_DATA SUPPLIED_:
====

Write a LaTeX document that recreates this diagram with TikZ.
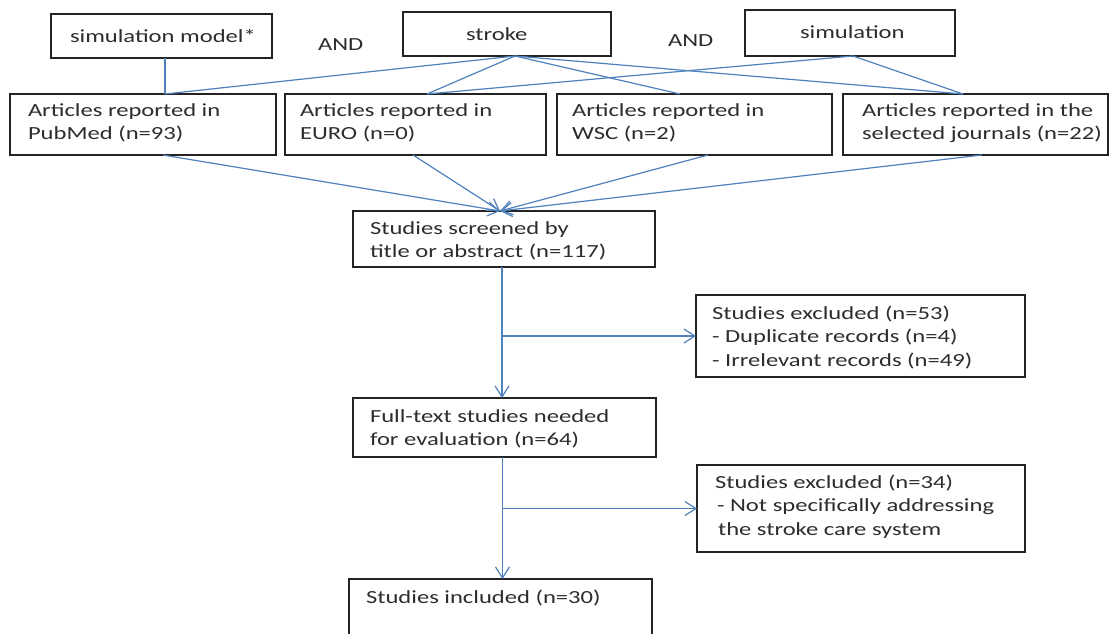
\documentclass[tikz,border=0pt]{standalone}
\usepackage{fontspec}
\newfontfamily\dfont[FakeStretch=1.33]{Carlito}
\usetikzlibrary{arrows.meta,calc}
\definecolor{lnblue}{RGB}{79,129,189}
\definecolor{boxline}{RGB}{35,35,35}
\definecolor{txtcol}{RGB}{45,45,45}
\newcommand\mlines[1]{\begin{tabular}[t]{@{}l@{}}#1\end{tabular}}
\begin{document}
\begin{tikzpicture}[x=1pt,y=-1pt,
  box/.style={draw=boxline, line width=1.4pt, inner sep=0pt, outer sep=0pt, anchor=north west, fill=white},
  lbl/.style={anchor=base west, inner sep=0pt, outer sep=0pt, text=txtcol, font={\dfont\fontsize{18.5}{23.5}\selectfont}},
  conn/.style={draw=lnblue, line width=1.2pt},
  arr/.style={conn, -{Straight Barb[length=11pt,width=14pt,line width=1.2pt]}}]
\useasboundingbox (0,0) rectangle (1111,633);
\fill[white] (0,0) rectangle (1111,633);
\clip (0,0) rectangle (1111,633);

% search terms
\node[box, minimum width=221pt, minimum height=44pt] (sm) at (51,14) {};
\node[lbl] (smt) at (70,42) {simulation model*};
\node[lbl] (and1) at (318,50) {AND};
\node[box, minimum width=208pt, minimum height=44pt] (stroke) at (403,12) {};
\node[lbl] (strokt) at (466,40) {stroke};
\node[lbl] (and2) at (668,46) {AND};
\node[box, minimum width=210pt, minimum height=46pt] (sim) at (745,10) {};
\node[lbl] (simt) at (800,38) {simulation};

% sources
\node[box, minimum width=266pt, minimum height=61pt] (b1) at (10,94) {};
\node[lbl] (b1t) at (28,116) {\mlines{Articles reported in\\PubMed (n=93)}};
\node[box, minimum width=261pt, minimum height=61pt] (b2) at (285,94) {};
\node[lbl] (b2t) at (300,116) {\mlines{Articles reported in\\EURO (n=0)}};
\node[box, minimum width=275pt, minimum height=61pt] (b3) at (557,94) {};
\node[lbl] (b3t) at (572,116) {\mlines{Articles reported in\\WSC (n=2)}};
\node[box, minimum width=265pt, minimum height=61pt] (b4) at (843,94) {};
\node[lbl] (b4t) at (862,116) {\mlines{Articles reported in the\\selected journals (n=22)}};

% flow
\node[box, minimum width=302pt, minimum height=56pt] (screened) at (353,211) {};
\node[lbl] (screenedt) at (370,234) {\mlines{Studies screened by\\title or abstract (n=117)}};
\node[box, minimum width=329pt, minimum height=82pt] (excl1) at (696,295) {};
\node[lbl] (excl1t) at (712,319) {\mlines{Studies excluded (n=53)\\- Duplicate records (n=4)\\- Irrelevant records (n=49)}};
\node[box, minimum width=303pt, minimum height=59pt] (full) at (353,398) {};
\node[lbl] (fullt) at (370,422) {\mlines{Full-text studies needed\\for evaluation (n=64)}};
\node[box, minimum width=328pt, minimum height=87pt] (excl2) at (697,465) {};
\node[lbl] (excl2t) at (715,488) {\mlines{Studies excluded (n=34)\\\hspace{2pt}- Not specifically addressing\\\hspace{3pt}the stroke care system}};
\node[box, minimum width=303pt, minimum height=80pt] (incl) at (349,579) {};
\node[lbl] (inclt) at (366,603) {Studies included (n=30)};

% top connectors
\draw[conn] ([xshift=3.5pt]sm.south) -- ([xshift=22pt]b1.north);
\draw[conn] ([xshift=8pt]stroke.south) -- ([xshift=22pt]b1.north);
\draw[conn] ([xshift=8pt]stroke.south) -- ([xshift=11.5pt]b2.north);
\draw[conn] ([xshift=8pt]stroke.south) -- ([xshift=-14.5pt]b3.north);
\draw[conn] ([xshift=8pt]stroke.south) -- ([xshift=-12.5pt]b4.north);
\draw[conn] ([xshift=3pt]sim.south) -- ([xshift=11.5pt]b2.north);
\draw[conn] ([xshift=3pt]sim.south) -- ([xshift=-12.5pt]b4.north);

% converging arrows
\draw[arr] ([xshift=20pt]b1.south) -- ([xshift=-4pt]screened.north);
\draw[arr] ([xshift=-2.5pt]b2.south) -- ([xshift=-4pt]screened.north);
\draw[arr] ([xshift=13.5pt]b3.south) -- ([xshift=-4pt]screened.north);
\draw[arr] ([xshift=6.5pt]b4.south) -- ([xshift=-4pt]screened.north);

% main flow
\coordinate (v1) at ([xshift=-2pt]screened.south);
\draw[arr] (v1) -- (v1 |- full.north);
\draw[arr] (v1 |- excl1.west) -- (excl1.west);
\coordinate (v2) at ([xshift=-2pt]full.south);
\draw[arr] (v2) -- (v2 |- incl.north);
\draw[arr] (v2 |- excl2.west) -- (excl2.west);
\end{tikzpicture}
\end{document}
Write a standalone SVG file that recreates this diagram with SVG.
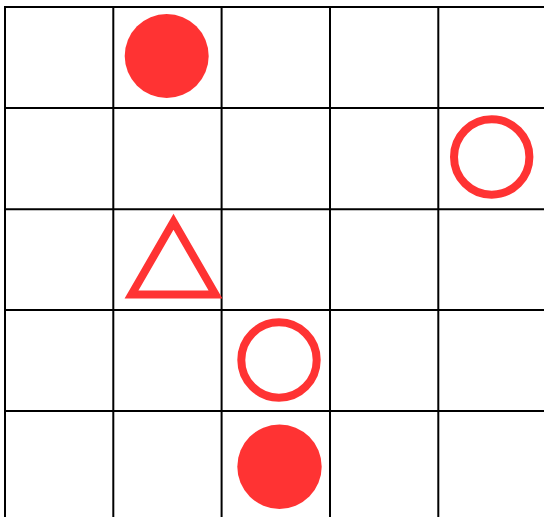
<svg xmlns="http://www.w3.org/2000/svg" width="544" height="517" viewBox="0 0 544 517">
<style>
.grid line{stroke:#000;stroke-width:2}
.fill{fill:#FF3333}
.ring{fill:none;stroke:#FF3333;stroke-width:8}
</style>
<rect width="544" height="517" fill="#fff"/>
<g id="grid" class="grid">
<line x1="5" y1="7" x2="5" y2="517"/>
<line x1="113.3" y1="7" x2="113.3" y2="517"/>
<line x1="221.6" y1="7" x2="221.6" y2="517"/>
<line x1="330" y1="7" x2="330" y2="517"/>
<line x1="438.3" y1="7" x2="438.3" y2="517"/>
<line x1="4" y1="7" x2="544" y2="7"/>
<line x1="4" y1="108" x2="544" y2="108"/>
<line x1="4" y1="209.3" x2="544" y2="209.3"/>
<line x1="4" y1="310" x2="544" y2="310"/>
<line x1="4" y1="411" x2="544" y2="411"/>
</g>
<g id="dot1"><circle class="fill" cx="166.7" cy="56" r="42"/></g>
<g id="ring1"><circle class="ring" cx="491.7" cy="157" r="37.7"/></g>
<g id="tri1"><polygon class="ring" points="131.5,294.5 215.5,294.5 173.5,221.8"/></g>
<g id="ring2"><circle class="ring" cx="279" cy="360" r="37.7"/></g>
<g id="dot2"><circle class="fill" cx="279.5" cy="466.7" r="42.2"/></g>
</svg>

====

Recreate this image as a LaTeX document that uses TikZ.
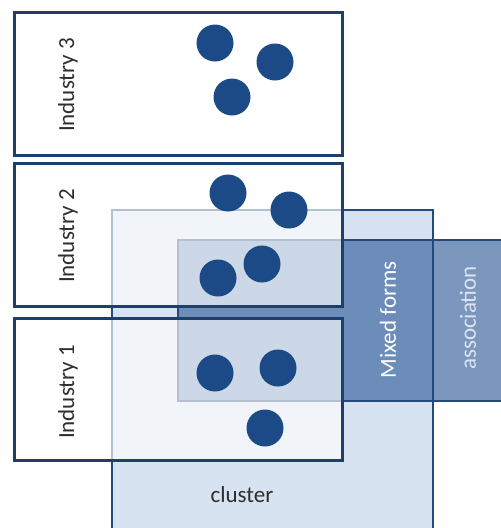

====

_STATED EXERCISE_:
Keep to the stretch from the line containing "Write a LaTeX" through the line containing "(simt) at (800,38)", both ends included, and copy it exactly from the listing above, minus the pictures.

_RESULT OF THE EXERCISE_:
Write a LaTeX document that recreates this diagram with TikZ.
\documentclass[tikz,border=0pt]{standalone}
\usepackage{fontspec}
\newfontfamily\dfont[FakeStretch=1.33]{Carlito}
\usetikzlibrary{arrows.meta,calc}
\definecolor{lnblue}{RGB}{79,129,189}
\definecolor{boxline}{RGB}{35,35,35}
\definecolor{txtcol}{RGB}{45,45,45}
\newcommand\mlines[1]{\begin{tabular}[t]{@{}l@{}}#1\end{tabular}}
\begin{document}
\begin{tikzpicture}[x=1pt,y=-1pt,
  box/.style={draw=boxline, line width=1.4pt, inner sep=0pt, outer sep=0pt, anchor=north west, fill=white},
  lbl/.style={anchor=base west, inner sep=0pt, outer sep=0pt, text=txtcol, font={\dfont\fontsize{18.5}{23.5}\selectfont}},
  conn/.style={draw=lnblue, line width=1.2pt},
  arr/.style={conn, -{Straight Barb[length=11pt,width=14pt,line width=1.2pt]}}]
\useasboundingbox (0,0) rectangle (1111,633);
\fill[white] (0,0) rectangle (1111,633);
\clip (0,0) rectangle (1111,633);

% search terms
\node[box, minimum width=221pt, minimum height=44pt] (sm) at (51,14) {};
\node[lbl] (smt) at (70,42) {simulation model*};
\node[lbl] (and1) at (318,50) {AND};
\node[box, minimum width=208pt, minimum height=44pt] (stroke) at (403,12) {};
\node[lbl] (strokt) at (466,40) {stroke};
\node[lbl] (and2) at (668,46) {AND};
\node[box, minimum width=210pt, minimum height=46pt] (sim) at (745,10) {};
\node[lbl] (simt) at (800,38) {simulation};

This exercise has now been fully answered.